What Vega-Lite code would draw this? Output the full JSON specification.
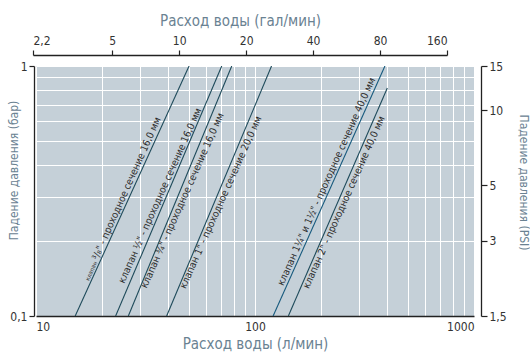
{
  "$schema": "https://vega.github.io/schema/vega-lite/v6.json",
  "width": 438,
  "height": 250,
  "autosize": {"type": "none"},
  "padding": {"left": 36, "top": 66, "right": 56, "bottom": 38},
  "config": {
    "view": {"fill": "#c5d0d8", "stroke": null},
    "font": "Liberation Sans Narrow, DejaVu Sans Condensed, sans-serif",
    "axis": {
      "domainColor": "#222222",
      "domainWidth": 1.3,
      "tickColor": "#222222",
      "tickWidth": 1.2,
      "labelColor": "#333333",
      "labelFontSize": 12,
      "titleColor": "#6a8292",
      "titleFontWeight": "normal",
      "gridColor": "#ffffff",
      "gridWidth": 1,
      "gridOpacity": 1
    }
  },
  "datasets": {
    "curves": [
      {"valve": "3/8", "q": 15.1, "p": 0.1},
      {"valve": "3/8", "q": 50, "p": 1},
      {"valve": "1/2", "q": 23.1, "p": 0.1},
      {"valve": "1/2", "q": 70.5, "p": 1},
      {"valve": "3/4", "q": 26.4, "p": 0.1},
      {"valve": "3/4", "q": 78.3, "p": 1},
      {"valve": "1", "q": 39.5, "p": 0.1},
      {"valve": "1", "q": 119, "p": 1},
      {"valve": "1 1/4", "q": 121, "p": 0.1},
      {"valve": "1 1/4", "q": 392, "p": 1},
      {"valve": "2", "q": 142, "p": 0.1},
      {"valve": "2", "q": 402, "p": 0.817}
    ],
    "labels": [
      {"text": "клапан", "part": "small", "side": "above", "q": 18.6, "p": 0.149},
      {"text": "³/₈\" - проходное сечение 16,0 мм", "part": "normal", "side": "above", "q": 27.5, "p": 0.316},
      {"text": "клапан ½\" - проходное сечение 16,0 мм", "part": "normal", "side": "above", "q": 39.1, "p": 0.296},
      {"text": "клапан ¾\" - проходное сечение 16,0 мм", "part": "normal", "side": "below", "q": 44.1, "p": 0.296},
      {"text": "клапан 1\" - проходное сечение 20,0 мм", "part": "normal", "side": "below", "q": 65.9, "p": 0.291},
      {"text": "клапан 1¼\" и 1½\" - проходное сечение 40,0 мм", "part": "normal", "side": "above", "q": 225, "p": 0.337},
      {"text": "клапан 2\" - проходное сечение 40,0 мм", "part": "normal", "side": "below", "q": 241, "p": 0.291}
    ],
    "units": [
      {"gal": 2.2, "psi": 1.5},
      {"gal": 160, "psi": 15}
    ]
  },
  "layer": [
    {
      "layer": [
        {
          "data": {"name": "curves"},
          "mark": {"type": "line", "clip": true},
          "encoding": {
            "x": {
              "field": "q", "type": "quantitative",
              "scale": {"type": "log", "domain": [10, 1000]},
              "axis": {
                "orient": "bottom",
                "title": "Расход воды (л/мин)",
                "titleFontSize": 15,
                "titlePadding": 4,
                "values": [10, 20, 30, 40, 50, 60, 70, 80, 90, 100, 200, 300, 400, 500, 600, 700, 800, 900, 1000],
                "labelExpr": "datum.value == 10 || datum.value == 100 || datum.value == 1000 ? format(datum.value, 'd') : ''",
                "ticks": false,
                "labelPadding": 5,
                "grid": true
              }
            },
            "y": {
              "field": "p", "type": "quantitative",
              "scale": {"type": "log", "domain": [0.1, 1]},
              "axis": {
                "orient": "left",
                "offset": 2,
                "title": "Падение давления (бар)",
                "titleFontSize": 12,
                "titleX": -21,
                "titleY": 104,
                "titleBaseline": "middle",
                "values": [0.1, 0.2, 0.3, 0.4, 0.5, 0.6, 0.7, 0.8, 0.9, 1],
                "labelExpr": "datum.value == 1 ? '1' : (datum.value == 0.1 ? '0,1' : '')",
                "tickSize": 5,
                "tickOpacity": {"condition": {"test": "datum.value == 1 || datum.value == 0.1", "value": 1}, "value": 0},
                "grid": true
              }
            },
            "detail": {"field": "valve"},
            "color": {
              "field": "valve", "type": "nominal", "legend": null,
              "scale": {"domain": ["3/8", "1/2", "3/4", "1", "1 1/4", "2"], "range": ["#1e4a5a", "#1e4a5a", "#1e4a5a", "#1e4a5a", "#175a7e", "#1e4a5a"]}
            },
            "strokeWidth": {
              "field": "valve", "type": "nominal", "legend": null,
              "scale": {"domain": ["3/8", "1/2", "3/4", "1", "1 1/4", "2"], "range": [1.1, 1.1, 1.1, 1.1, 1.6, 1.1]}
            }
          }
        },
        {
          "data": {"name": "labels"},
          "transform": [{"filter": "datum.side == 'above'"}],
          "mark": {"type": "text", "angle": 294, "align": "center", "baseline": "bottom", "dy": -1, "color": "#2a2a2a"},
          "encoding": {
            "x": {"field": "q", "type": "quantitative"},
            "y": {"field": "p", "type": "quantitative"},
            "text": {"field": "text"},
            "size": {
              "field": "part", "type": "nominal", "legend": null,
              "scale": {"domain": ["small", "normal"], "range": [6, 10]}
            }
          }
        },
        {
          "data": {"name": "labels"},
          "transform": [{"filter": "datum.side == 'below'"}],
          "mark": {"type": "text", "angle": 294, "align": "center", "baseline": "top", "dy": 1, "color": "#2a2a2a"},
          "encoding": {
            "x": {"field": "q", "type": "quantitative"},
            "y": {"field": "p", "type": "quantitative"},
            "text": {"field": "text"},
            "size": {
              "field": "part", "type": "nominal", "legend": null,
              "scale": {"domain": ["small", "normal"], "range": [6, 10]}
            }
          }
        }
      ]
    },
    {
      "data": {"name": "units"},
      "mark": {"type": "point", "opacity": 0},
      "encoding": {
        "x": {
          "field": "gal", "type": "quantitative",
          "scale": {"type": "log", "domain": [2.2, 160], "range": [-3, 411]},
          "axis": {
            "orient": "top",
            "offset": 11,
            "title": "Расход воды (гал/мин)",
            "titleFontSize": 15,
            "titlePadding": 6,
            "values": [2.2, 5, 10, 20, 40, 80, 160],
            "labelExpr": "replace(format(datum.value, '~g'), '.', ',')",
            "tickSize": 5,
            "labelPadding": 3,
            "grid": false
          }
        },
        "y": {
          "field": "psi", "type": "quantitative",
          "scale": {"type": "log", "domain": [1.5, 15]},
          "axis": {
            "orient": "right",
            "offset": 7,
            "title": "Падение давления (PSI)",
            "titleAngle": 90,
            "titleFontSize": 12,
            "titlePadding": 10,
            "titleY": 116,
            "values": [1.5, 3, 5, 10, 15],
            "labelExpr": "replace(format(datum.value, '~g'), '.', ',')",
            "tickSize": 6,
            "grid": false
          }
        }
      }
    }
  ],
  "resolve": {
    "scale": {"x": "independent", "y": "independent"},
    "axis": {"x": "independent", "y": "independent"}
  }
}
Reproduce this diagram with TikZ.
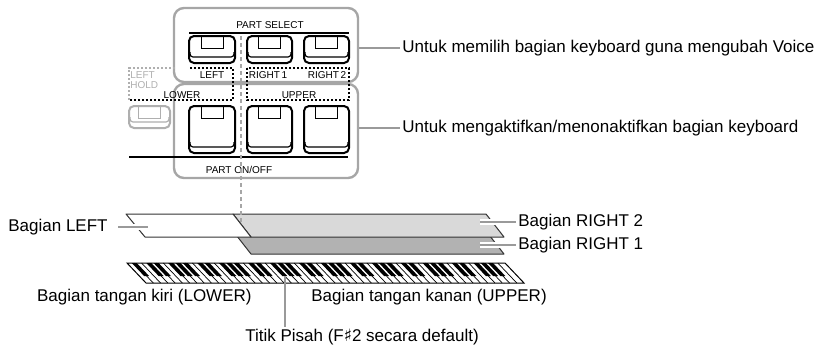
\documentclass[tikz,border=0pt]{standalone}
\usepackage{fontspec}
\setmainfont{Liberation Sans}
\newfontfamily\sharpfont{DejaVu Sans}
\usetikzlibrary{fit, positioning}
\definecolor{pGray}{HTML}{A6A6A6}
\definecolor{pLine}{HTML}{9A9A9A}
\definecolor{sLight}{HTML}{D9D9D9}
\definecolor{sDark}{HTML}{B2B2B2}
\definecolor{hGray}{HTML}{AFAFAF}
\tikzset{
  panel/.style={draw=pGray, line width=1.2pt, rounded corners=5pt, inner sep=0pt},
  btn/.style={line width=1pt, rounded corners=2.5pt},
  btnlip/.style={line width=0.6pt, rounded corners=1.5pt},
  btnnotch/.style={line width=0.5pt},
  tag/.style={font=\fontsize{5}{5.2}\selectfont, inner sep=0pt},
  note/.style={font=\fontsize{8.5}{10}\selectfont, inner sep=1pt},
  callout/.style={draw=pLine, line width=1pt},
  pin/.style={draw=pLine, line width=1pt, preaction={draw=white, line width=2.6pt}},
  sheet/.style={draw=black!80, line width=0.5pt, line join=round},
  zone/.style={line width=0.6pt, dash pattern=on 1.2pt off 0.8pt},
  splitline/.style={draw=pGray, line width=1pt, dash pattern=on 2pt off 1.5pt},
  keyline/.style={line width=0.35pt},
}

% one panel button: x0, y0, x1, y1, colour
\newcommand{\panelbutton}[5]{%
  \draw[btn, draw=#5, fill=white] (#1,#2) rectangle (#3,#4);
  \draw[btnlip, draw=#5] ({#1+1},{#4-11}) |- ({(#1+#3)/2},{#4-6}) -| ({#3-1},{#4-11});
  \draw[btnnotch, draw=#5] ({(#1+#3)/2-11},#2) rectangle ({(#1+#3)/2+11},{#2+12});
}

\begin{document}
\begin{tikzpicture}[x=0.5pt, y=-0.5pt]
  \useasboundingbox (0,0) rectangle (825,345);

  % panel frames
  \node[panel, fit={(174,8) (358,82)}] (selpanel) {};
  \node[panel, fit={(174,84) (358,178)}] (onpanel) {};

  % PART SELECT row
  \node[tag] (selhead) at (270,25) {PART~SELECT};
  \draw[line width=0.9pt] (189,33) -- (349,33);
  \panelbutton{189}{36}{235}{63}{black}
  \panelbutton{247}{36}{292}{63}{black}
  \panelbutton{304}{36}{349}{63}{black}
  \node[tag] (leftsel) at (212,75) {LEFT};
  \node[tag] (r1sel) at (268,75) {RIGHT\,1};
  \node[tag] (r2sel) at (327,75) {RIGHT\,2};

  % LOWER / UPPER zones
  \draw[zone, draw=hGray] (175,68) -- (129,68) -- (129,100);
  \draw[zone] (190,68) -- (233,68) -- (233,100) -- (129,100);
  \draw[zone] (247,68) rectangle (349,100);
  \node[tag, text=hGray, align=left, anchor=north west] (holdtag) at (130,71) {LEFT\\HOLD};
  \node[tag] (lowertag) at (182,95) {LOWER};
  \node[tag] (uppertag) at (299,95) {UPPER};

  % PART ON/OFF row
  \panelbutton{129}{106}{170}{128}{hGray}
  \panelbutton{189}{106}{235}{153}{black}
  \panelbutton{247}{106}{292}{153}{black}
  \panelbutton{304}{106}{349}{153}{black}
  \draw[line width=0.9pt] (129,157) -- (348,157);
  \node[tag] (onofftag) at (239,170) {PART ON/OFF};

  \node[note, anchor=west] (selnote) at (400,48) {Untuk memilih bagian keyboard guna mengubah Voice};
  \node[note, anchor=west] (onnote) at (400,128) {Untuk mengaktifkan/menonaktifkan bagian keyboard};
  \draw[callout] (selnote.west -| selpanel.east) -- (selnote.west);
  \draw[callout] (onnote.west -| onpanel.east) -- (onnote.west);

  % voice layers
  \draw[sheet, fill=sDark] (233,231) -- (486,231) -- (504,254) -- (251,254) -- cycle;
  \draw[sheet, fill=sLight] (233,214) -- (486,214) -- (504,237) -- (251,237) -- cycle;
  \draw[sheet, fill=white] (126,214) -- (233,214) -- (251,237) -- (145,237) -- cycle;
  \draw[splitline] (241,36) -- (241,223);

  % 88 keys, slanted
  \begin{scope}[shift={(127,263)}, xslant=-0.95]
    \fill[white] (0,0) rectangle (378,20);
    \foreach \k in {1,...,51}
      \draw[keyline] (\k*7.27,0) -- (\k*7.27,20);
    \foreach \o in {0,7,...,42}
      \foreach \k in {1,3,4,6,7}
        \fill ({(\o+\k)*7.27-2.5},0) rectangle ({(\o+\k)*7.27+2.5},13);
    \fill ({50*7.27-2.5},0) rectangle ({50*7.27+2.5},13);
    \draw[line width=0.5pt] (0,0) rectangle (378,20);
    \coordinate (splitkey) at (20*7.27,13);
  \end{scope}

  % layer labels
  \node[note, anchor=west] (leftlbl) at (6,227) {Bagian LEFT};
  \coordinate (leftpin) at (148,227);
  \draw[pin, shorten <=4pt] (leftlbl.east) -- (leftpin);
  \node[note, anchor=west] (r2lbl) at (516,222) {Bagian RIGHT 2};
  \coordinate (r2pin) at (480,222);
  \draw[pin] (r2pin) -- (r2lbl.west);
  \node[note, anchor=west] (r1lbl) at (516,245) {Bagian RIGHT 1};
  \coordinate (r1pin) at (480,245);
  \draw[pin] (r1pin) -- (r1lbl.west);

  % keyboard labels
  \node[note, anchor=east] (lowerlbl) at (254,297) {Bagian tangan kiri (LOWER)};
  \node[note, anchor=west] (upperlbl) at (309,297) {Bagian tangan kanan (UPPER)};
  \node[note] (splitlbl) at (362,337) {Titik Pisah (F{\sharpfont ♯}2 secara default)};
  \draw[callout] (splitkey) -- (splitkey |- splitlbl.north);
\end{tikzpicture}
\end{document}
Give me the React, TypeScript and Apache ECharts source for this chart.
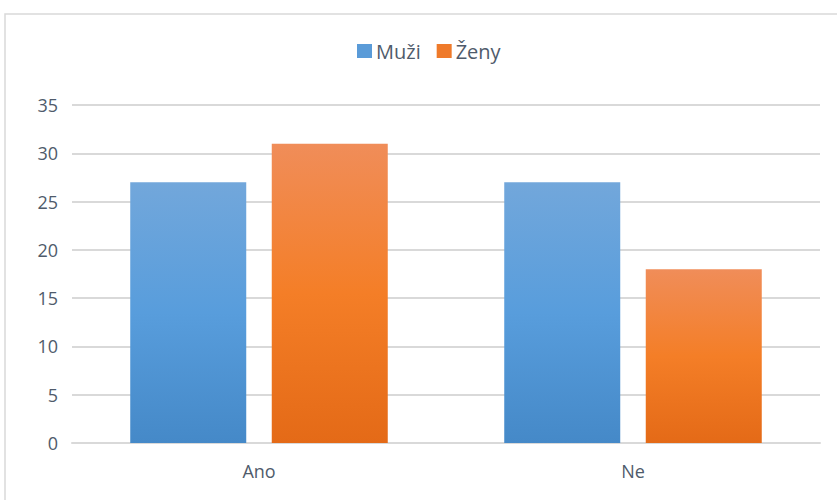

Task details
From the data above, pick out each line containing "this" and copy it.

Task solution
What Vega-Lite code would draw this? Output the full JSON specification.
Reproduce this diagram with TikZ.
Give me the React, TypeScript and Apache ECharts source for this chart.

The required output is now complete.